Robert Melanson croit que cette coopération avec les Anglo-Québécois permettra d’ouvrir un dialogue dans le respect. Un climat de tension linguistique tel que vécu la dernière année au Nouveau-Brunswick ne sert à personne selon lui.

« On va travailler à partir de ce qui nous unis pour grandir et non travailler toujours avec ce qui pourrait nous diviser », lance-t-il.

Au cœur des revendications de la SANB : le respect du fédéral quant aux dispositions juridiques en matière de bilinguisme dans la province. L’organisme exige que le bilinguisme s’opère sur l’ensemble du territoire et non pas seulement où le nombre justifie l’unilinguisme anglais.

Les relations avec les francophones des autres provinces 

Rémi Léger décrit les francophones du Nouveau-Brunswick et de l’Ontario comme étant les deux grands joueurs de la francophonie au Canada.

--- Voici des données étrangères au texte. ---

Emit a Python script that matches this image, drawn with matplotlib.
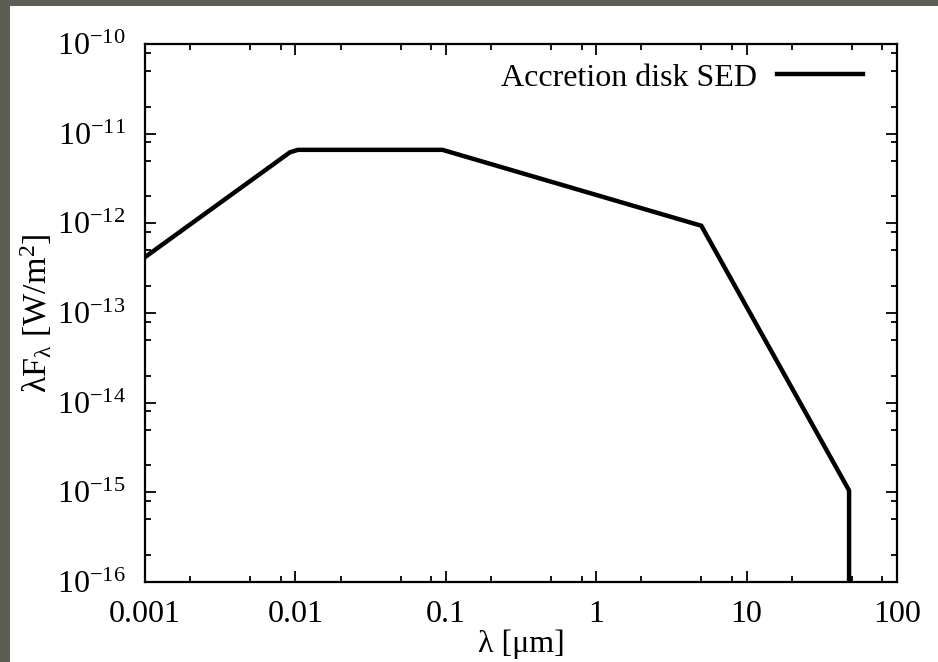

Cette alliance des Franco-Ontariens et des Acadiens avec les Anglo-Québécois laisse de côté des alliés naturels, soit les Acadiens de la Nouvelle-Écosse, de l’Île-du-Prince-Édouard et de Terre-Neuve-et-Labrador. Les francophones de l’Ouest ne font aussi pas partie de l’entente.

« Les gros essayent de piler sur les petits », indique-t-il.

Robert Melanson explique toutefois que même si les Acadiens des autres provinces atlantiques ne sont pas inclus dans la coalition, ils ont les mêmes choses à gagner que la SANB.

Quant aux francophones de l’Ouest, la situation n’est pas la même qu’au Nouveau-Brunswick et en Ontario avec des premiers ministres comme Doug Ford et Blaine Higgs selon M. Melanson. Des climats de tensions linguistiques se sont bien fait sentir au cours la dernière année dans les deux provinces.

« En fait, peut-être que pour eux, ce n’est pas aussi prioritaire que pour nous », dit-il.

Cette alliance ne risque pas d’améliorer non plus les relations des Franco-Ontariens et des Acadiens avec le gouvernement du Québec selon Rémy Léger.

Il explique que cela fait des décennies que les francophones hors Québec essayent de se faire entendre au Québec.

Le mouvement « Résistance » de l’Assemblée de la francophonie de l’Ontario a voulu dénoncer les compressions dans les services français de Doug Ford.

Cette initiative a eu un écho au Québec et a su interpeler les communautés francophones du Canada.

Les Franco-Ontariens avaient par la suite été invités à lancer le défilé de la Fête nationale du Québec le 24 juin à Montréal.

Le politologue souligne que les francophones hors Québec ont gagné un capital de sympathie avec le gouvernement et le public québécois ces derniers temps.

« Les Franco-Ontariens se tournent de bord deux semaines après la Fête nationale du Québec et s’allient avec le QCGN. Je ne pense pas qu’on aille besoin d’en dire plus », conclut-il.